* [Data]:
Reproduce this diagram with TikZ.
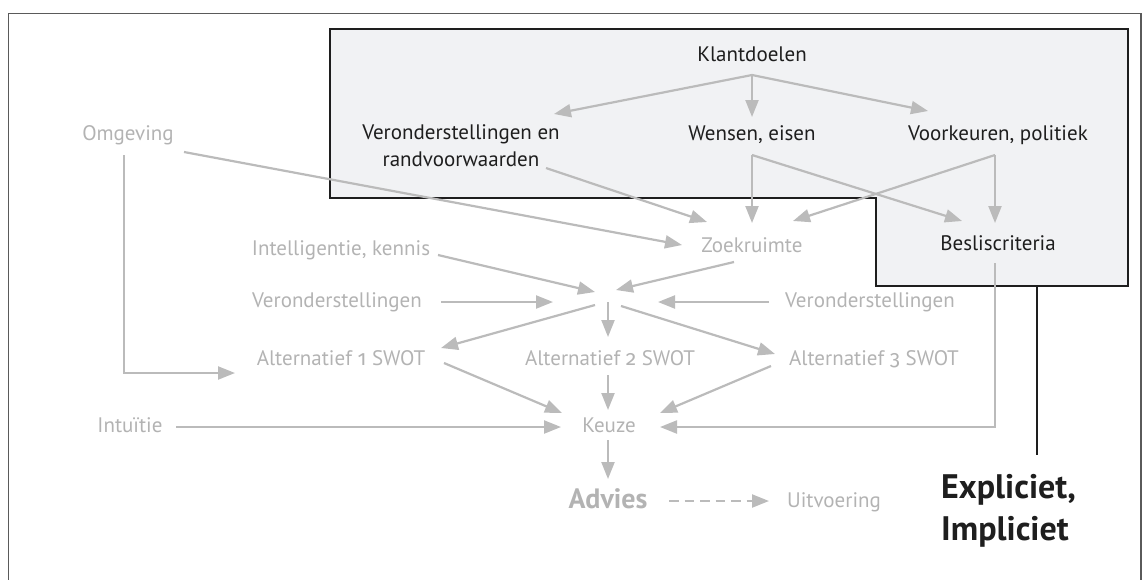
\documentclass[tikz,border=0pt]{standalone}
\usepackage{fontspec}
\setmainfont{PT Sans}
\newfontfamily\onumfont{Fira Sans}[Numbers=OldStyle]
\usetikzlibrary{arrows.meta}
\definecolor{lgrey}{HTML}{BBBBBB}
\definecolor{tgrey}{HTML}{B3B3B3}
\definecolor{boxfill}{HTML}{F1F2F4}
\definecolor{framegrey}{HTML}{5A5A5A}
\definecolor{ink}{HTML}{1E1E1E}
\begin{document}
\begin{tikzpicture}[x=1pt,y=-1pt,
  arr/.style={draw=lgrey, line width=2.2pt, -{Triangle[length=17pt,width=13pt]}},
  blk/.style={text=ink, font=\fontsize{21}{27}\selectfont, inner sep=0pt, anchor=base},
  gry/.style={text=tgrey, font=\fontsize{21}{27}\selectfont, inner sep=0pt, anchor=base},
  dashline/.style={draw=lgrey, line width=2.2pt, dash pattern=on 9.5pt off 6pt, -{Triangle[length=17pt,width=13pt]}},
]
\useasboundingbox (0,0) rectangle (1143,579);
\clip (0,0) rectangle (1143,579);
% outer frame
\draw[framegrey, line width=1.5pt] (8.5,700) -- (8.5,13.5) -- (1141,13.5) -- (1141,700);
% shaded client box
\draw[fill=boxfill, draw=ink, line width=2.5pt, line join=miter]
  (330,29) -- (1128,29) -- (1128,286) -- (876,286) -- (876,198) -- (330,198) -- cycle;
\coordinate (boxfoot) at (1037,286);
\coordinate (linefoot) at (1037,455);
\draw[ink, line width=2.5pt] (boxfoot) -- (linefoot);

% nodes
\node[blk] (klant) at (752,61) {Klantdoelen};
\node[blk, anchor=center, align=center] (veron) at (461,146) {Veronderstellingen en\\randvoorwaarden};
\node[blk] (wensen) at (752,140) {Wensen, eisen};
\node[blk] (voork) at (998,140) {Voorkeuren, politiek};
\node[blk] (besl) at (998,250) {Besliscriteria};
\node[gry] (zoek) at (752,252) {Zoekruimte};
\node[gry] (omg) at (128,140) {Omgeving};
\node[gry] (intel) at (341,255) {Intelligentie, kennis};
\node[gry] (verL) at (337,307) {Veronderstellingen};
\node[gry] (verR) at (870,307) {Veronderstellingen};
\node[gry] (alt1) at (341,365) {Alternatief {\onumfont 1} SWOT};
\node[gry] (alt2) at (610,365) {Alternatief {\onumfont 2} SWOT};
\node[gry] (alt3) at (874,365) {Alternatief {\onumfont 3} SWOT};
\node[gry] (intu) at (130,432) {Intuïtie};
\node[gry] (keuze) at (609,432) {Keuze};
\node[text=tgrey, font=\bfseries\fontsize{28}{32}\selectfont, inner sep=0pt, anchor=base] (advies) at (608,508) {Advies};
\node[gry] (uitv) at (834,507) {Uitvoering};
\node[text=ink, font=\bfseries\fontsize{34}{42}\selectfont, inner sep=0pt, anchor=base west, align=left] (expl) at (941,540) {Expliciet,\\Impliciet};

% connector end points
\coordinate (kdS) at (752,75);
\coordinate (veronN) at (554,114);
\coordinate (wensN) at (752,117);
\coordinate (voorkN) at (928,111);
\coordinate (veronS) at (546,168);
\coordinate (zoekNW) at (707,222);
\coordinate (wensS) at (752,155);
\coordinate (zoekN) at (752,223);
\coordinate (beslNW) at (962,221);
\coordinate (voorkS) at (995,155);
\coordinate (zoekNE) at (793,221);
\coordinate (beslN) at (995,223);
\coordinate (omgE) at (184,152);
\coordinate (zoekW) at (682,245);
\coordinate (omgS) at (124,155);
\coordinate (alt1W) at (235,373);
\coordinate (intelE) at (438,255);
\coordinate (hubNW) at (595,292);
\coordinate (zoekSW) at (734,262);
\coordinate (hubNE) at (616,290);
\coordinate (verLE) at (441,302);
\coordinate (hubW) at (553,302);
\coordinate (verRW) at (769,302);
\coordinate (hubE) at (658,302);
\coordinate (hubSW) at (595,305);
\coordinate (alt1NE) at (441,348);
\coordinate (hubS) at (608,302);
\coordinate (alt2N) at (608,337);
\coordinate (hubSE) at (621,306);
\coordinate (alt3NW) at (775,354);
\coordinate (alt1SE) at (444,363);
\coordinate (keuzeNW) at (562,413);
\coordinate (alt2S) at (608,375);
\coordinate (keuzeN) at (608,410);
\coordinate (alt3SW) at (771,366);
\coordinate (keuzeNE) at (660,413);
\coordinate (intuE) at (176,427);
\coordinate (keuzeW) at (561,427);
\coordinate (beslS) at (995,263);
\coordinate (keuzeE) at (660,427);
\coordinate (keuzeS) at (608,440);
\coordinate (adviesN) at (608,479);
\coordinate (adviesE) at (669,501);
\coordinate (uitvW) at (769,501);

% connectors
\draw[arr] (kdS) -- (veronN);
\draw[arr] (kdS) -- (wensN);
\draw[arr] (kdS) -- (voorkN);
\draw[arr] (veronS) -- (zoekNW);
\draw[arr] (wensS) -- (zoekN);
\draw[arr] (wensS) -- (beslNW);
\draw[arr] (voorkS) -- (zoekNE);
\draw[arr] (voorkS) -- (beslN);
\draw[arr] (omgE) -- (zoekW);
\draw[arr] (omgS) |- (alt1W);
\draw[arr] (intelE) -- (hubNW);
\draw[arr] (zoekSW) -- (hubNE);
\draw[arr] (verLE) -- (hubW);
\draw[arr] (verRW) -- (hubE);
\draw[arr] (hubSW) -- (alt1NE);
\draw[arr] (hubS) -- (alt2N);
\draw[arr] (hubSE) -- (alt3NW);
\draw[arr] (alt1SE) -- (keuzeNW);
\draw[arr] (alt2S) -- (keuzeN);
\draw[arr] (alt3SW) -- (keuzeNE);
\draw[arr] (intuE) -- (keuzeW);
\draw[arr] (beslS) |- (keuzeE);
\draw[arr] (keuzeS) -- (adviesN);
\draw[dashline] (adviesE) -- (uitvW);
\end{tikzpicture}
\end{document}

* [To be done]: Without the pictures, retype the whole of the material above exactly.

* [Completed exercise]:
Reproduce this diagram with TikZ.
\documentclass[tikz,border=0pt]{standalone}
\usepackage{fontspec}
\setmainfont{PT Sans}
\newfontfamily\onumfont{Fira Sans}[Numbers=OldStyle]
\usetikzlibrary{arrows.meta}
\definecolor{lgrey}{HTML}{BBBBBB}
\definecolor{tgrey}{HTML}{B3B3B3}
\definecolor{boxfill}{HTML}{F1F2F4}
\definecolor{framegrey}{HTML}{5A5A5A}
\definecolor{ink}{HTML}{1E1E1E}
\begin{document}
\begin{tikzpicture}[x=1pt,y=-1pt,
  arr/.style={draw=lgrey, line width=2.2pt, -{Triangle[length=17pt,width=13pt]}},
  blk/.style={text=ink, font=\fontsize{21}{27}\selectfont, inner sep=0pt, anchor=base},
  gry/.style={text=tgrey, font=\fontsize{21}{27}\selectfont, inner sep=0pt, anchor=base},
  dashline/.style={draw=lgrey, line width=2.2pt, dash pattern=on 9.5pt off 6pt, -{Triangle[length=17pt,width=13pt]}},
]
\useasboundingbox (0,0) rectangle (1143,579);
\clip (0,0) rectangle (1143,579);
% outer frame
\draw[framegrey, line width=1.5pt] (8.5,700) -- (8.5,13.5) -- (1141,13.5) -- (1141,700);
% shaded client box
\draw[fill=boxfill, draw=ink, line width=2.5pt, line join=miter]
  (330,29) -- (1128,29) -- (1128,286) -- (876,286) -- (876,198) -- (330,198) -- cycle;
\coordinate (boxfoot) at (1037,286);
\coordinate (linefoot) at (1037,455);
\draw[ink, line width=2.5pt] (boxfoot) -- (linefoot);

% nodes
\node[blk] (klant) at (752,61) {Klantdoelen};
\node[blk, anchor=center, align=center] (veron) at (461,146) {Veronderstellingen en\\randvoorwaarden};
\node[blk] (wensen) at (752,140) {Wensen, eisen};
\node[blk] (voork) at (998,140) {Voorkeuren, politiek};
\node[blk] (besl) at (998,250) {Besliscriteria};
\node[gry] (zoek) at (752,252) {Zoekruimte};
\node[gry] (omg) at (128,140) {Omgeving};
\node[gry] (intel) at (341,255) {Intelligentie, kennis};
\node[gry] (verL) at (337,307) {Veronderstellingen};
\node[gry] (verR) at (870,307) {Veronderstellingen};
\node[gry] (alt1) at (341,365) {Alternatief {\onumfont 1} SWOT};
\node[gry] (alt2) at (610,365) {Alternatief {\onumfont 2} SWOT};
\node[gry] (alt3) at (874,365) {Alternatief {\onumfont 3} SWOT};
\node[gry] (intu) at (130,432) {Intuïtie};
\node[gry] (keuze) at (609,432) {Keuze};
\node[text=tgrey, font=\bfseries\fontsize{28}{32}\selectfont, inner sep=0pt, anchor=base] (advies) at (608,508) {Advies};
\node[gry] (uitv) at (834,507) {Uitvoering};
\node[text=ink, font=\bfseries\fontsize{34}{42}\selectfont, inner sep=0pt, anchor=base west, align=left] (expl) at (941,540) {Expliciet,\\Impliciet};

% connector end points
\coordinate (kdS) at (752,75);
\coordinate (veronN) at (554,114);
\coordinate (wensN) at (752,117);
\coordinate (voorkN) at (928,111);
\coordinate (veronS) at (546,168);
\coordinate (zoekNW) at (707,222);
\coordinate (wensS) at (752,155);
\coordinate (zoekN) at (752,223);
\coordinate (beslNW) at (962,221);
\coordinate (voorkS) at (995,155);
\coordinate (zoekNE) at (793,221);
\coordinate (beslN) at (995,223);
\coordinate (omgE) at (184,152);
\coordinate (zoekW) at (682,245);
\coordinate (omgS) at (124,155);
\coordinate (alt1W) at (235,373);
\coordinate (intelE) at (438,255);
\coordinate (hubNW) at (595,292);
\coordinate (zoekSW) at (734,262);
\coordinate (hubNE) at (616,290);
\coordinate (verLE) at (441,302);
\coordinate (hubW) at (553,302);
\coordinate (verRW) at (769,302);
\coordinate (hubE) at (658,302);
\coordinate (hubSW) at (595,305);
\coordinate (alt1NE) at (441,348);
\coordinate (hubS) at (608,302);
\coordinate (alt2N) at (608,337);
\coordinate (hubSE) at (621,306);
\coordinate (alt3NW) at (775,354);
\coordinate (alt1SE) at (444,363);
\coordinate (keuzeNW) at (562,413);
\coordinate (alt2S) at (608,375);
\coordinate (keuzeN) at (608,410);
\coordinate (alt3SW) at (771,366);
\coordinate (keuzeNE) at (660,413);
\coordinate (intuE) at (176,427);
\coordinate (keuzeW) at (561,427);
\coordinate (beslS) at (995,263);
\coordinate (keuzeE) at (660,427);
\coordinate (keuzeS) at (608,440);
\coordinate (adviesN) at (608,479);
\coordinate (adviesE) at (669,501);
\coordinate (uitvW) at (769,501);

% connectors
\draw[arr] (kdS) -- (veronN);
\draw[arr] (kdS) -- (wensN);
\draw[arr] (kdS) -- (voorkN);
\draw[arr] (veronS) -- (zoekNW);
\draw[arr] (wensS) -- (zoekN);
\draw[arr] (wensS) -- (beslNW);
\draw[arr] (voorkS) -- (zoekNE);
\draw[arr] (voorkS) -- (beslN);
\draw[arr] (omgE) -- (zoekW);
\draw[arr] (omgS) |- (alt1W);
\draw[arr] (intelE) -- (hubNW);
\draw[arr] (zoekSW) -- (hubNE);
\draw[arr] (verLE) -- (hubW);
\draw[arr] (verRW) -- (hubE);
\draw[arr] (hubSW) -- (alt1NE);
\draw[arr] (hubS) -- (alt2N);
\draw[arr] (hubSE) -- (alt3NW);
\draw[arr] (alt1SE) -- (keuzeNW);
\draw[arr] (alt2S) -- (keuzeN);
\draw[arr] (alt3SW) -- (keuzeNE);
\draw[arr] (intuE) -- (keuzeW);
\draw[arr] (beslS) |- (keuzeE);
\draw[arr] (keuzeS) -- (adviesN);
\draw[dashline] (adviesE) -- (uitvW);
\end{tikzpicture}
\end{document}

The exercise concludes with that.